DESCRIPTION OF THE TASK » Only the span from the line containing "Generate a Python" down to the line containing "soc = spinup_soc + cycle_soc + decline_soc" is to be printed, exactly and inclusively, with pictures omitted.

(Records excerpted from a collection)
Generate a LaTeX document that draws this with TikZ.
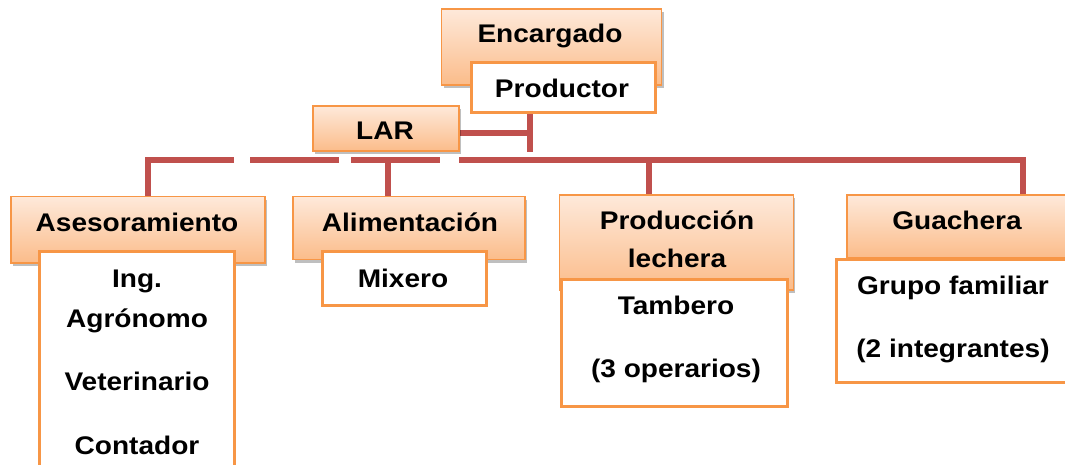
\documentclass[tikz,border=0pt]{standalone}
\usepackage{fontspec}
\setmainfont{Liberation Sans}[FakeStretch=1.1]
\usetikzlibrary{shadows}
\definecolor{orbord}{HTML}{F79646}
\definecolor{hdtop}{HTML}{FEE9DA}
\definecolor{hdbot}{HTML}{FBBC8A}
\definecolor{connc}{HTML}{C0504D}
\tikzset{
  hdr/.style={draw=orbord, line width=1.5pt, top color=hdtop, bottom color=hdbot,
    inner sep=0pt, drop shadow={shadow xshift=2pt, shadow yshift=-3pt, opacity=0.25, fill=black}},
  cbox/.style={draw=orbord, line width=3pt, fill=white, inner sep=0pt},
  lbl/.style={font=\fontsize{25.5}{30}\selectfont\bfseries, inner sep=0pt,
    text height=18pt, text depth=0pt, anchor=center},
  conn/.style={draw=connc, line width=6pt, line join=miter},
}
\newcommand{\bx}[6]{% style, name, x1, y1, x2, y2
  \path (#3,#4) -- (#5,#6) node[#1, midway, minimum width={#5-#3}, minimum height={#6-#4}] (#2) {};}
\begin{document}
\begin{tikzpicture}[x=1pt,y=-1pt]
\useasboundingbox (0,0) rectangle (1065,464);
\clip (0,0) rectangle (1065,464);
% connector points
\coordinate (ta) at (148,197);
\coordinate (tb) at (388,197);
\coordinate (tc) at (649,196);
\coordinate (td) at (1023,196);
\coordinate (g1) at (234,160);
\coordinate (g2) at (250,160);
\coordinate (g3) at (339,160);
\coordinate (g4) at (351,160);
\coordinate (g5) at (440,160);
\coordinate (g6) at (459,160);
\coordinate (g7) at (1023,160);
\coordinate (pk) at (530,152);
\coordinate (pt) at (530,111);
\coordinate (lj) at (459,133);
% connectors
\draw[conn] (ta) |- (g1);
\draw[conn] (g2) -- (g3);
\draw[conn] (g4) -- (g5);
\draw[conn] (tb) -- (tb |- g4);
\draw[conn] (g6) -- (g7) -- (td);
\draw[conn] (tc) -- (tc |- g6);
\draw[conn] (pt) -- (pk);
\draw[conn] (lj) -- (lj -| pk);
% top
\bx{hdr}{enc}{441.7}{9}{661.7}{85}
\bx{cbox}{prod}{471.7}{62}{655}{112}
\node[lbl] (tenc) at (550,33) {Encargado};
\node[lbl] (tprod) at (562,88) {Productor};
\bx{hdr}{lar}{313}{106}{459}{151}
\node[lbl] (tlar) at (385,130) {LAR};
% Asesoramiento
\bx{hdr}{ases}{11}{196.5}{265}{263}
\bx{cbox}{asesc}{39.6}{251.5}{234}{480}
\node[lbl] (tases) at (137,222) {Asesoramiento};
\node[lbl] (ting) at (137,278) {Ing.};
\node[lbl] (tagr) at (137,318) {Agrónomo};
\node[lbl] (tvet) at (137,381) {Veterinario};
\node[lbl] (tcon) at (137,445) {Contador};
% Alimentacion
\bx{hdr}{alim}{293}{196.5}{525}{259.5}
\bx{cbox}{mix}{322}{251.5}{486}{305.6}
\node[lbl] (talim) at (410,222) {Alimentación};
\node[lbl] (tmix) at (403,278) {Mixero};
% Produccion
\bx{hdr}{prl}{559.4}{195}{793.4}{290}
\bx{cbox}{tam}{561.8}{279}{787}{406}
\node[lbl] (tprl1) at (677,220) {Producción};
\node[lbl] (tprl2) at (677,258) {lechera};
\node[lbl] (ttam) at (676,305) {Tambero};
\node[lbl] (tope) at (676,368) {(3 operarios)};
% Guachera
\bx{hdr}{gua}{847}{195}{1085}{258}
\bx{cbox}{gru}{836}{259}{1085}{382}
\node[lbl] (tgua) at (957,220) {Guachera};
\node[lbl] (tgru) at (953,285) {Grupo familiar};
\node[lbl] (tint) at (953,348) {(2 integrantes)};
\end{tikzpicture}
\end{document}
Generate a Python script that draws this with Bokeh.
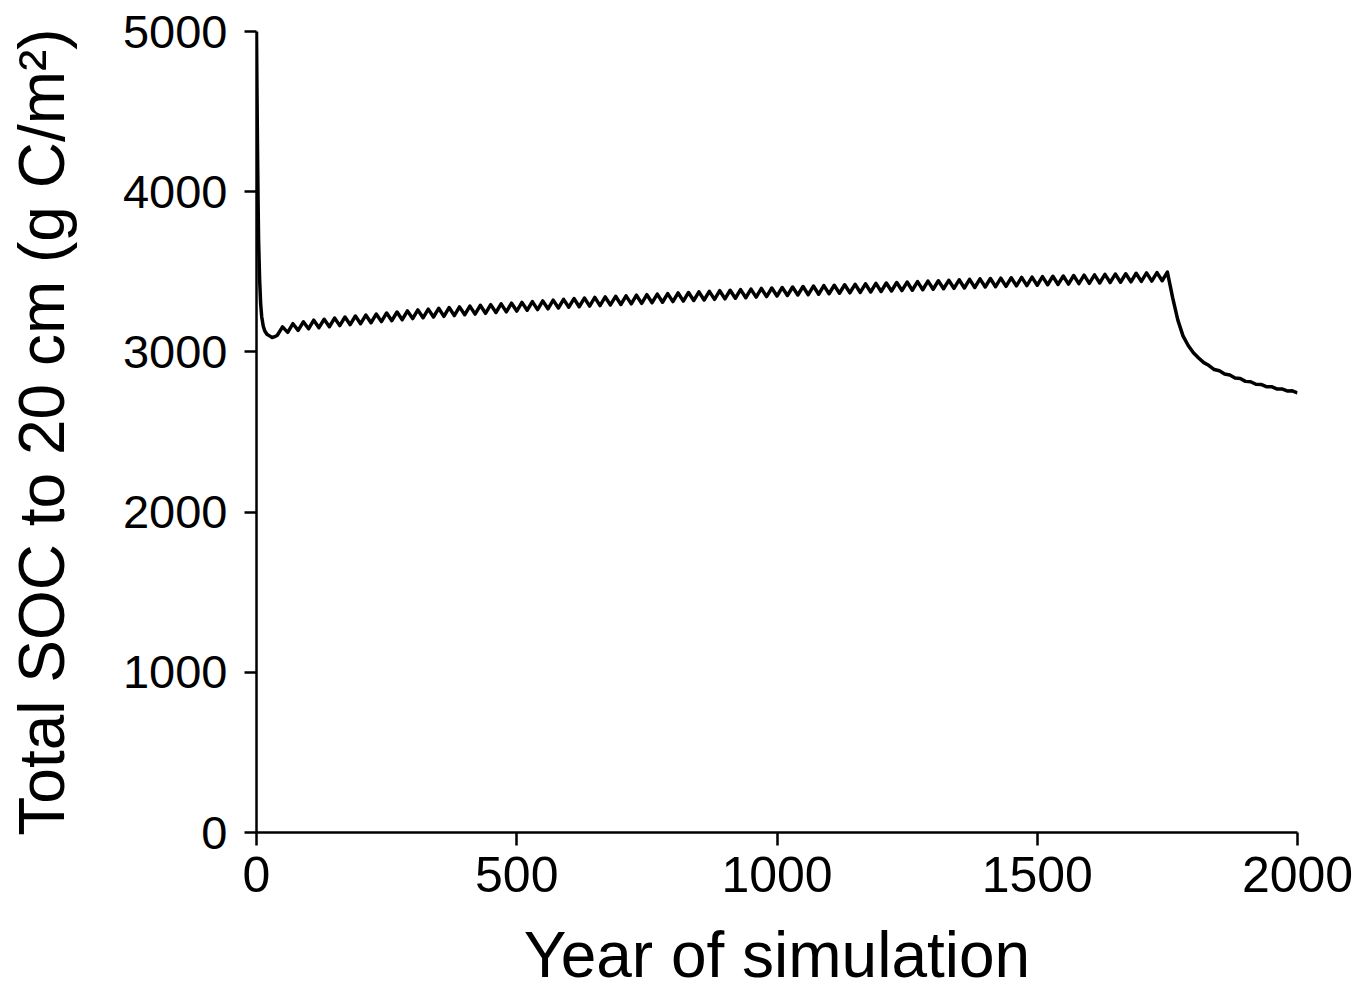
from bokeh.plotting import figure
from bokeh.models import Range1d, FixedTicker
from bokeh.embed import file_html
from bokeh.resources import INLINE

# Spin-up: rapid loss from the initial pool
spinup_years = [0, 1, 2, 3, 4, 6, 8, 10, 13, 16, 20, 25, 30, 35]
spinup_soc = [5000, 4600, 4250, 3950, 3700, 3450, 3300, 3220, 3160, 3130,
              3110, 3100, 3090, 3095]

# Cyclic period: decade steps from year 40 to 1750
cycle_years = list(range(40, 1751, 10))
cycle_soc = [
    3104, 3156, 3122, 3176, 3134, 3188, 3144, 3198, 3151, 3204,
    3157, 3211, 3164, 3218, 3170, 3224, 3176, 3230, 3182, 3236,
    3189, 3243, 3195, 3249, 3201, 3256, 3208, 3262, 3213, 3267,
    3218, 3272, 3222, 3277, 3227, 3281, 3232, 3286, 3236, 3291,
    3241, 3295, 3246, 3300, 3250, 3304, 3255, 3309, 3260, 3314,
    3264, 3318, 3269, 3323, 3274, 3328, 3279, 3333, 3282, 3336,
    3286, 3340, 3289, 3343, 3293, 3347, 3296, 3350, 3300, 3354,
    3303, 3357, 3307, 3361, 3310, 3364, 3314, 3368, 3317, 3371,
    3321, 3375, 3324, 3378, 3328, 3382, 3331, 3385, 3335, 3389,
    3338, 3392, 3342, 3396, 3345, 3399, 3349, 3402, 3352, 3405,
    3355, 3408, 3357, 3411, 3360, 3414, 3363, 3416, 3366, 3419,
    3369, 3422, 3371, 3425, 3374, 3428, 3377, 3430, 3380, 3433,
    3383, 3436, 3385, 3439, 3388, 3442, 3391, 3444, 3394, 3447,
    3397, 3450, 3399, 3453, 3402, 3456, 3405, 3458, 3407, 3460,
    3409, 3463, 3412, 3465, 3414, 3467, 3416, 3470, 3419, 3472,
    3421, 3474, 3423, 3477, 3426, 3479, 3428, 3481, 3430, 3484,
    3433, 3486, 3435, 3488, 3437, 3491, 3440, 3493, 3442, 3495,
    3444, 3498,
]

# Decline after the change in management
decline_years = [1755, 1760, 1770, 1780, 1790, 1800, 1810, 1820, 1830, 1840,
                 1850, 1860, 1870, 1880, 1890, 1900, 1910, 1920, 1930, 1940,
                 1950, 1960, 1970, 1980, 1990, 2000]
decline_soc = [3420, 3340, 3200, 3100, 3040, 2995, 2962, 2933, 2915, 2890,
               2882, 2862, 2856, 2837, 2834, 2816, 2814, 2798, 2797, 2783,
               2783, 2769, 2769, 2756, 2757, 2744]

x_ticks = [0, 500, 1000, 1500, 2000]
y_ticks = [0, 1000, 2000, 3000, 4000, 5000]

years = spinup_years + cycle_years + decline_years
soc = spinup_soc + cycle_soc + decline_soc

FONT = "Liberation Sans"

p = figure(width=1370, height=993,
           x_range=Range1d(0, 2000), y_range=Range1d(0, 5000),
           output_backend="svg", toolbar_location=None,
           min_border_left=256, min_border_right=73,
           min_border_top=31, min_border_bottom=160)

p.outline_line_color = None
p.xgrid.grid_line_color = None
p.ygrid.grid_line_color = None
p.background_fill_color = "white"
p.border_fill_color = "white"

p.line(years, soc, line_color="black", line_width=3.5, line_join="round")

for ax in (p.xaxis[0], p.yaxis[0]):
    ax.axis_line_width = 2.5
    ax.axis_line_color = "black"
    ax.major_tick_line_width = 2.5
    ax.major_tick_line_color = "black"
    ax.major_tick_in = 0
    ax.minor_tick_line_color = None
    ax.major_label_text_font = FONT
    ax.major_label_text_color = "black"
    ax.axis_label_text_font = FONT
    ax.axis_label_text_font_style = "normal"
    ax.axis_label_text_color = "black"
    ax.axis_label_text_font_size = "64px"

xa = p.xaxis[0]
xa.ticker = FixedTicker(ticks=x_ticks)
xa.major_tick_out = 13
xa.major_label_standoff = 11
xa.major_label_text_font_size = "50px"
xa.axis_label = "Year of simulation"
xa.axis_label_standoff = 24

ya = p.yaxis[0]
ya.ticker = FixedTicker(ticks=y_ticks)
ya.major_tick_out = 12
ya.major_label_standoff = 17
ya.major_label_text_font_size = "47px"
ya.axis_label = "Total SOC to 20 cm (g C/m²)"
ya.axis_label_standoff = 42

open("out.html", "w").write(file_html(p, INLINE))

EXPECTED ANSWER »
Generate a Python script that draws this with Bokeh.
from bokeh.plotting import figure
from bokeh.models import Range1d, FixedTicker
from bokeh.embed import file_html
from bokeh.resources import INLINE

# Spin-up: rapid loss from the initial pool
spinup_years = [0, 1, 2, 3, 4, 6, 8, 10, 13, 16, 20, 25, 30, 35]
spinup_soc = [5000, 4600, 4250, 3950, 3700, 3450, 3300, 3220, 3160, 3130,
              3110, 3100, 3090, 3095]

# Cyclic period: decade steps from year 40 to 1750
cycle_years = list(range(40, 1751, 10))
cycle_soc = [
    3104, 3156, 3122, 3176, 3134, 3188, 3144, 3198, 3151, 3204,
    3157, 3211, 3164, 3218, 3170, 3224, 3176, 3230, 3182, 3236,
    3189, 3243, 3195, 3249, 3201, 3256, 3208, 3262, 3213, 3267,
    3218, 3272, 3222, 3277, 3227, 3281, 3232, 3286, 3236, 3291,
    3241, 3295, 3246, 3300, 3250, 3304, 3255, 3309, 3260, 3314,
    3264, 3318, 3269, 3323, 3274, 3328, 3279, 3333, 3282, 3336,
    3286, 3340, 3289, 3343, 3293, 3347, 3296, 3350, 3300, 3354,
    3303, 3357, 3307, 3361, 3310, 3364, 3314, 3368, 3317, 3371,
    3321, 3375, 3324, 3378, 3328, 3382, 3331, 3385, 3335, 3389,
    3338, 3392, 3342, 3396, 3345, 3399, 3349, 3402, 3352, 3405,
    3355, 3408, 3357, 3411, 3360, 3414, 3363, 3416, 3366, 3419,
    3369, 3422, 3371, 3425, 3374, 3428, 3377, 3430, 3380, 3433,
    3383, 3436, 3385, 3439, 3388, 3442, 3391, 3444, 3394, 3447,
    3397, 3450, 3399, 3453, 3402, 3456, 3405, 3458, 3407, 3460,
    3409, 3463, 3412, 3465, 3414, 3467, 3416, 3470, 3419, 3472,
    3421, 3474, 3423, 3477, 3426, 3479, 3428, 3481, 3430, 3484,
    3433, 3486, 3435, 3488, 3437, 3491, 3440, 3493, 3442, 3495,
    3444, 3498,
]

# Decline after the change in management
decline_years = [1755, 1760, 1770, 1780, 1790, 1800, 1810, 1820, 1830, 1840,
                 1850, 1860, 1870, 1880, 1890, 1900, 1910, 1920, 1930, 1940,
                 1950, 1960, 1970, 1980, 1990, 2000]
decline_soc = [3420, 3340, 3200, 3100, 3040, 2995, 2962, 2933, 2915, 2890,
               2882, 2862, 2856, 2837, 2834, 2816, 2814, 2798, 2797, 2783,
               2783, 2769, 2769, 2756, 2757, 2744]

x_ticks = [0, 500, 1000, 1500, 2000]
y_ticks = [0, 1000, 2000, 3000, 4000, 5000]

years = spinup_years + cycle_years + decline_years
soc = spinup_soc + cycle_soc + decline_soc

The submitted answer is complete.